**What this task involves**
Begin at the line that contains "The picture is", stop after the line that contains "const yTicks = [11, 11.5, 12, 12.5, 13, 13.5, 14];", and reproduce only that span, unaltered.

++++ Given data

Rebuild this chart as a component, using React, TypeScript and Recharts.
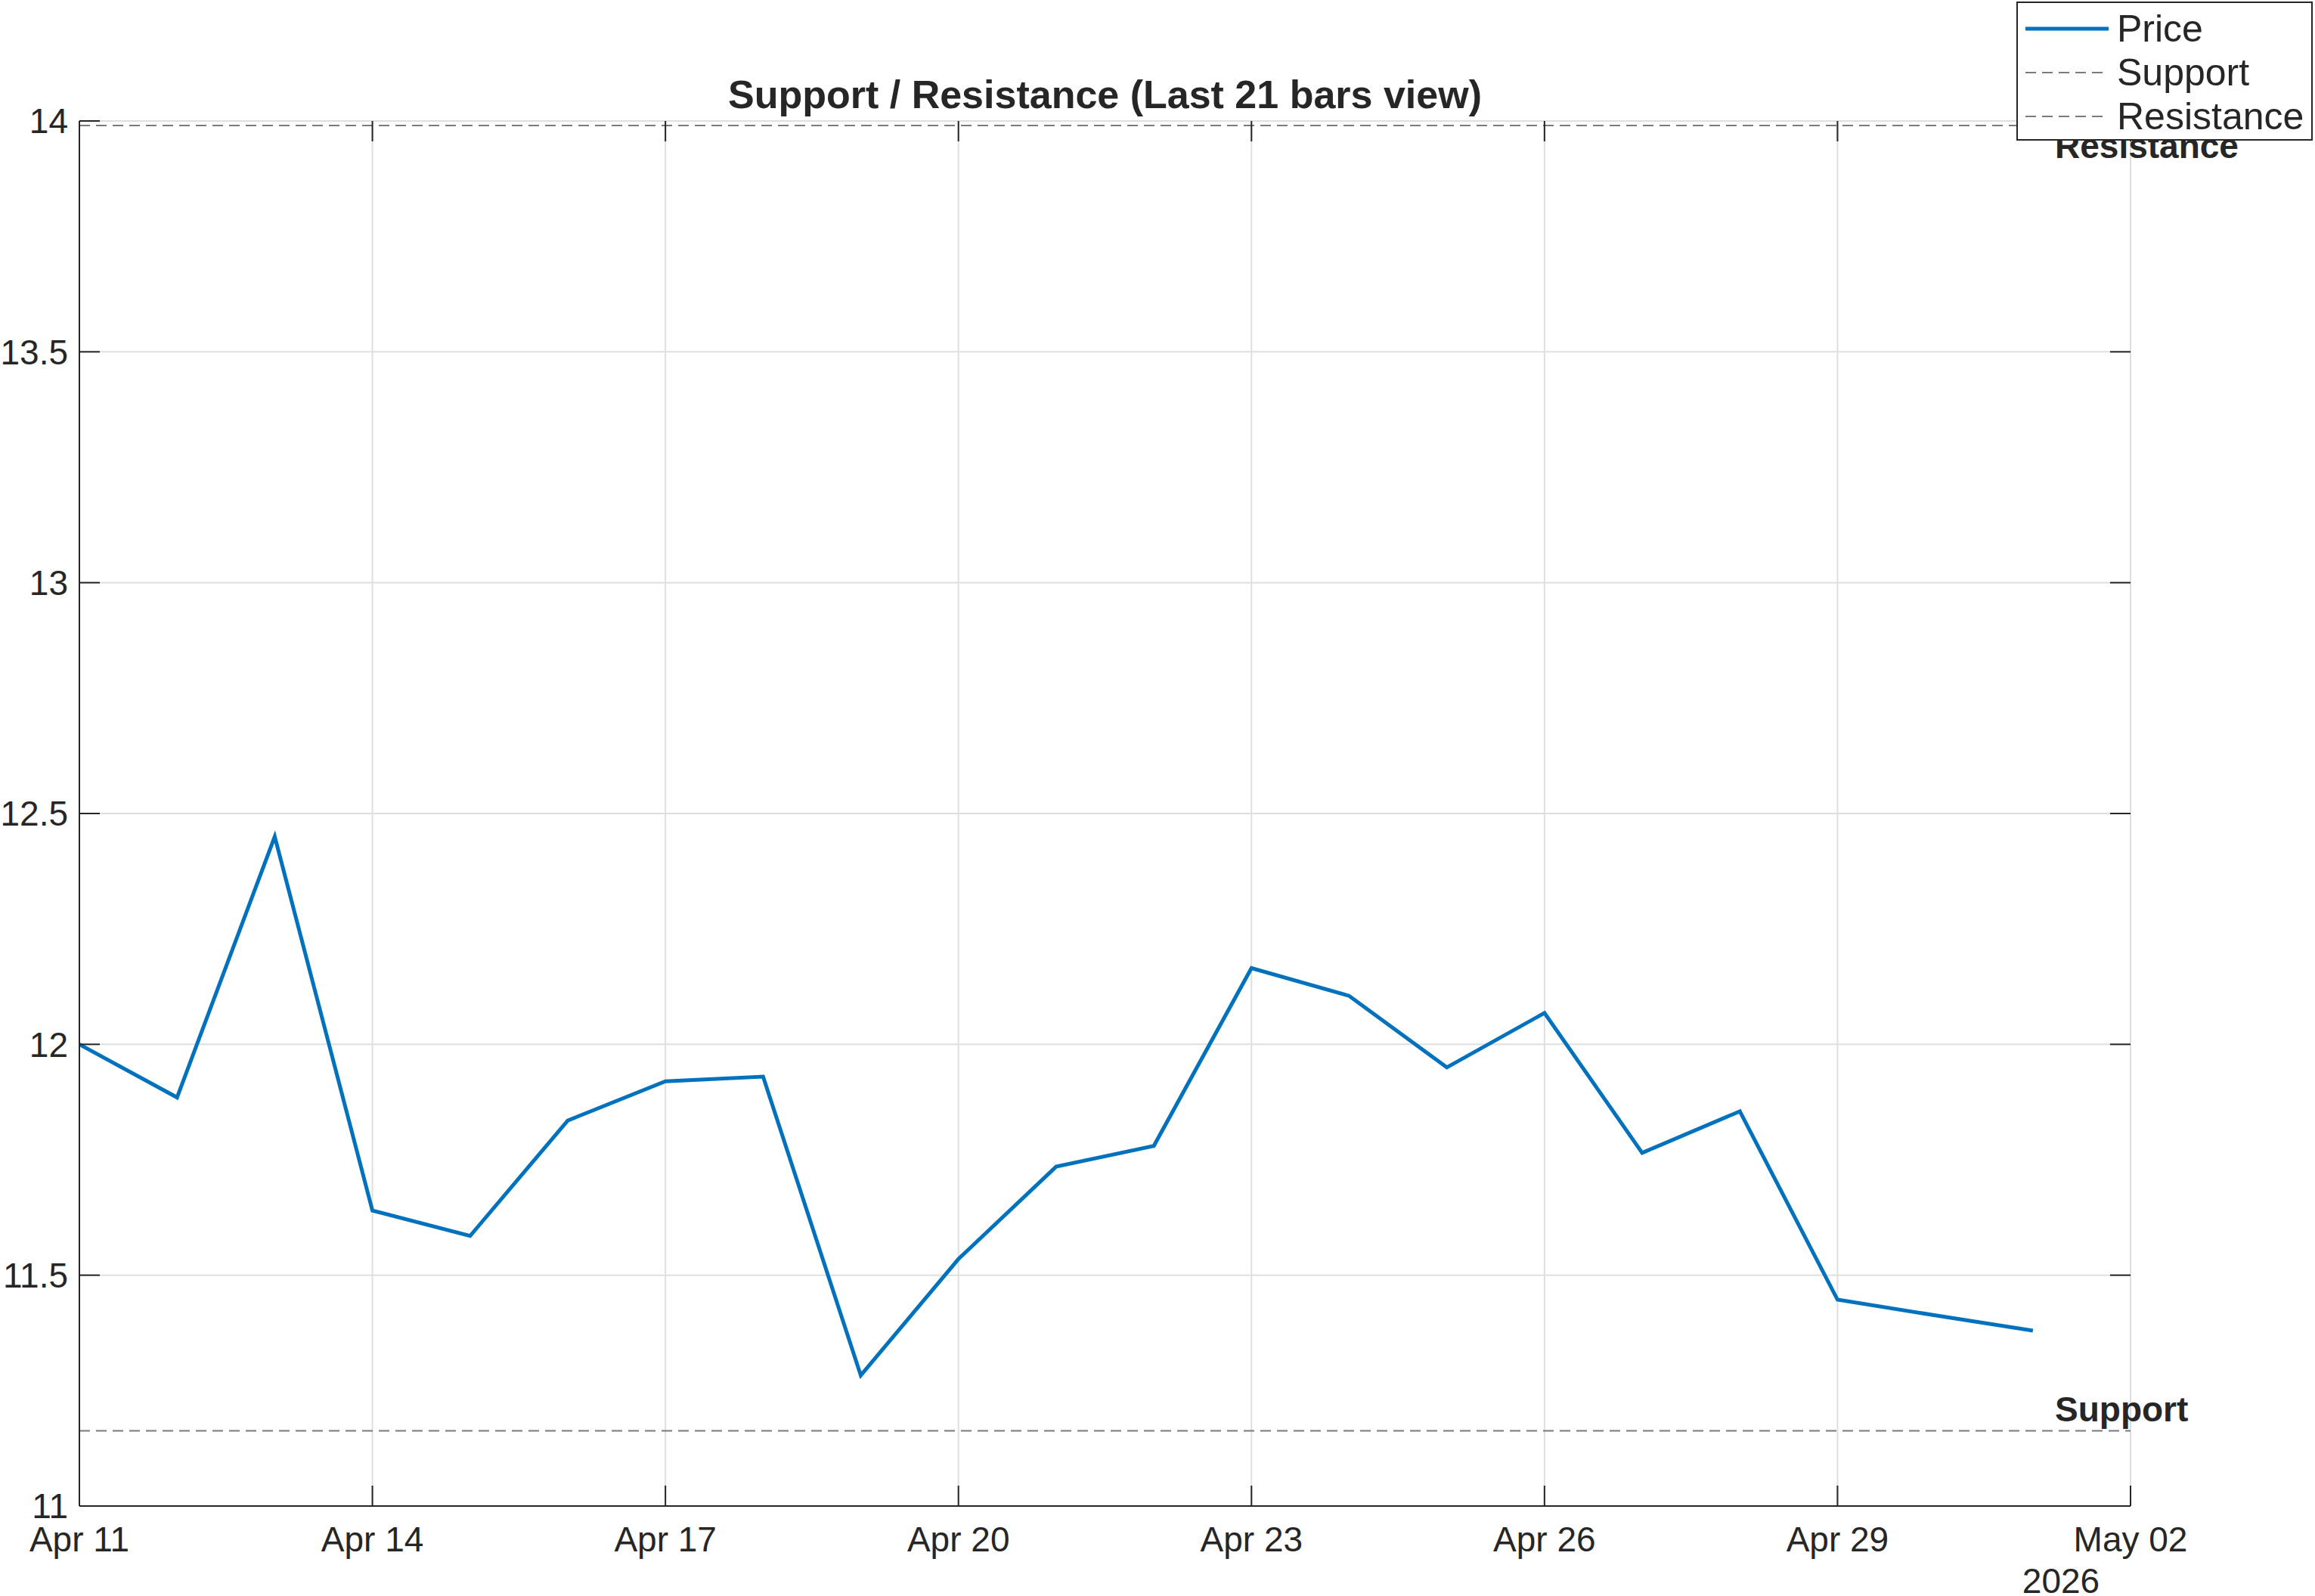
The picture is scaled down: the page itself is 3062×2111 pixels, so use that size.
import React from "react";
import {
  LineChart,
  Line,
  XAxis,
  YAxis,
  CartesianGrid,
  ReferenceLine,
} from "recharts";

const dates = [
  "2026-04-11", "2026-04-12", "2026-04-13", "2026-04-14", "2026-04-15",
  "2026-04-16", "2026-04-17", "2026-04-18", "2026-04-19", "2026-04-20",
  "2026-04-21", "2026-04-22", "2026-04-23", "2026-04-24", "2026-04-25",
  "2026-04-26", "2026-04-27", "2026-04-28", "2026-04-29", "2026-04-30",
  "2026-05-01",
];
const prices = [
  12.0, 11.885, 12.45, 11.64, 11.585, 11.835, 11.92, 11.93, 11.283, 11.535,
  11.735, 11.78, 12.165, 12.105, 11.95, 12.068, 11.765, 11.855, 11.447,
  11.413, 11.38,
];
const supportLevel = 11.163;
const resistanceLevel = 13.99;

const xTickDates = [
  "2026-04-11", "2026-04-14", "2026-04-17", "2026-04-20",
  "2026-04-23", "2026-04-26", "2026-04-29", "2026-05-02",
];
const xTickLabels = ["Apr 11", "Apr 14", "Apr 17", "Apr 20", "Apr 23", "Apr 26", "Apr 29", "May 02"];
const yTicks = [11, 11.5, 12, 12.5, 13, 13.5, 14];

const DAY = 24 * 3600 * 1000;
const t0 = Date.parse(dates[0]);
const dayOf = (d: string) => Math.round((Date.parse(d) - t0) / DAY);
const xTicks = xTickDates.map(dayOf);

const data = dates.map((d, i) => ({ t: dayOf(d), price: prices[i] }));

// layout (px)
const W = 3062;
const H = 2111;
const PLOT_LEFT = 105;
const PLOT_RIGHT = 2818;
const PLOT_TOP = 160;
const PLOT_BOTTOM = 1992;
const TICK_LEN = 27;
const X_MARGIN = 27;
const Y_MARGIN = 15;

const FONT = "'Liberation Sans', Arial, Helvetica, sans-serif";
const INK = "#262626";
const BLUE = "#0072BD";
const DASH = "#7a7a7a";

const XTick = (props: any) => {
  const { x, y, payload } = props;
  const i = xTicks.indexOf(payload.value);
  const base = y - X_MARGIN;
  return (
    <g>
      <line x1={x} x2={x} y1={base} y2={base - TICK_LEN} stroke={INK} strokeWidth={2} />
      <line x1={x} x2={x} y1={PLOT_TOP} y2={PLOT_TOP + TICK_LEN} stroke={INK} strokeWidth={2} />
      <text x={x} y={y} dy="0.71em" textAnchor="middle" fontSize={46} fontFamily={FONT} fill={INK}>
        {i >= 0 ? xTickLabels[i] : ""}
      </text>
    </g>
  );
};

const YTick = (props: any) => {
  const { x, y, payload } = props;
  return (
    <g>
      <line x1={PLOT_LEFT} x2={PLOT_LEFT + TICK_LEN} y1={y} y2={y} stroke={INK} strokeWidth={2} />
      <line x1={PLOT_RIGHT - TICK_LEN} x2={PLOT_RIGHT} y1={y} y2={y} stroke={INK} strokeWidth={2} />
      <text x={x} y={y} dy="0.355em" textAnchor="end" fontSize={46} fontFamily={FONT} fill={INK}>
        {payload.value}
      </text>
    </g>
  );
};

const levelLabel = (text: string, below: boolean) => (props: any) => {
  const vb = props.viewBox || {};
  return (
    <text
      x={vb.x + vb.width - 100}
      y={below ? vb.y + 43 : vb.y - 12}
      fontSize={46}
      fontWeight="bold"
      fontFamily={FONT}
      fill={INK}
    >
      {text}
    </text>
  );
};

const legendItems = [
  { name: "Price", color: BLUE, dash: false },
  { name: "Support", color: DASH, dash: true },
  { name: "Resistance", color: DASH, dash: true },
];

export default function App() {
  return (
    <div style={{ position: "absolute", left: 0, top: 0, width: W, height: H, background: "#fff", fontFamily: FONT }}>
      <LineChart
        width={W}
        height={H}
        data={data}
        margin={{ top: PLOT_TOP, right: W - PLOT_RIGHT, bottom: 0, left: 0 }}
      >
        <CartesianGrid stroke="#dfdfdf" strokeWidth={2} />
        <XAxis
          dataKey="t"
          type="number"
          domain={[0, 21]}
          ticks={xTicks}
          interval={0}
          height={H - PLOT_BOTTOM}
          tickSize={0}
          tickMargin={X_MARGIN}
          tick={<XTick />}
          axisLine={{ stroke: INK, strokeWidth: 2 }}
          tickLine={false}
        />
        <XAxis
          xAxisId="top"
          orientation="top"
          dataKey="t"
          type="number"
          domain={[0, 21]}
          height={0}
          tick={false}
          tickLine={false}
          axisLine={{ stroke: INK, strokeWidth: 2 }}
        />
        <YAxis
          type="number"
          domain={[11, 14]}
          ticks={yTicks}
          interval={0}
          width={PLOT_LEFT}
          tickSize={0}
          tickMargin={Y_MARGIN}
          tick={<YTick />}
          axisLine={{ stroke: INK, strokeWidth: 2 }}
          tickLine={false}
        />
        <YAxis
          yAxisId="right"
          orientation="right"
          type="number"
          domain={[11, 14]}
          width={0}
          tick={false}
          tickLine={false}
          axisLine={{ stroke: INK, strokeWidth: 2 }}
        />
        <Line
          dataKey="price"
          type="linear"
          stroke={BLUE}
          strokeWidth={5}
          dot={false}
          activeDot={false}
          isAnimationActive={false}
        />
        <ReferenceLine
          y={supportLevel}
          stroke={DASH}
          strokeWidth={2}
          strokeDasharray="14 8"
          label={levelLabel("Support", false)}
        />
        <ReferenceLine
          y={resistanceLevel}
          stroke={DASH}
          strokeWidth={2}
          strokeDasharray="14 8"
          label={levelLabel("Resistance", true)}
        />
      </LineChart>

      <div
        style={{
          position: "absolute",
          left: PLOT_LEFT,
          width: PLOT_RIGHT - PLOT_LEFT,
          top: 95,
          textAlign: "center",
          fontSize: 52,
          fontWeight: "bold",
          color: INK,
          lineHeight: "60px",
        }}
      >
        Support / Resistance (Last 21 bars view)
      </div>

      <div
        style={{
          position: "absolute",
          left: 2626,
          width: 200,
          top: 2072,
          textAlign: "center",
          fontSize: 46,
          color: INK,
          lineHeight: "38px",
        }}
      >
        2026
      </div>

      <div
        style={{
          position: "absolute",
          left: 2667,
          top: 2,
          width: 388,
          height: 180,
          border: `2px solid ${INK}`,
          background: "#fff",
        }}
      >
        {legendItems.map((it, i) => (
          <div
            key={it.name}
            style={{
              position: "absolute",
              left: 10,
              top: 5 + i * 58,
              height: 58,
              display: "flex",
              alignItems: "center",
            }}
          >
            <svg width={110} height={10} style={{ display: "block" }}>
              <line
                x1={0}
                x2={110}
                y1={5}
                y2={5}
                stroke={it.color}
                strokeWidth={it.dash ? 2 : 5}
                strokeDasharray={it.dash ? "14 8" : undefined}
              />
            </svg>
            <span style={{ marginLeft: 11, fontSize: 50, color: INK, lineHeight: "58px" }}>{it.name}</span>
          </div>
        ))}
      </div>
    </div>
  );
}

++++++++

**Solution to this exercise**
The picture is scaled down: the page itself is 3062×2111 pixels, so use that size.
import React from "react";
import {
  LineChart,
  Line,
  XAxis,
  YAxis,
  CartesianGrid,
  ReferenceLine,
} from "recharts";

const dates = [
  "2026-04-11", "2026-04-12", "2026-04-13", "2026-04-14", "2026-04-15",
  "2026-04-16", "2026-04-17", "2026-04-18", "2026-04-19", "2026-04-20",
  "2026-04-21", "2026-04-22", "2026-04-23", "2026-04-24", "2026-04-25",
  "2026-04-26", "2026-04-27", "2026-04-28", "2026-04-29", "2026-04-30",
  "2026-05-01",
];
const prices = [
  12.0, 11.885, 12.45, 11.64, 11.585, 11.835, 11.92, 11.93, 11.283, 11.535,
  11.735, 11.78, 12.165, 12.105, 11.95, 12.068, 11.765, 11.855, 11.447,
  11.413, 11.38,
];
const supportLevel = 11.163;
const resistanceLevel = 13.99;

const xTickDates = [
  "2026-04-11", "2026-04-14", "2026-04-17", "2026-04-20",
  "2026-04-23", "2026-04-26", "2026-04-29", "2026-05-02",
];
const xTickLabels = ["Apr 11", "Apr 14", "Apr 17", "Apr 20", "Apr 23", "Apr 26", "Apr 29", "May 02"];
const yTicks = [11, 11.5, 12, 12.5, 13, 13.5, 14];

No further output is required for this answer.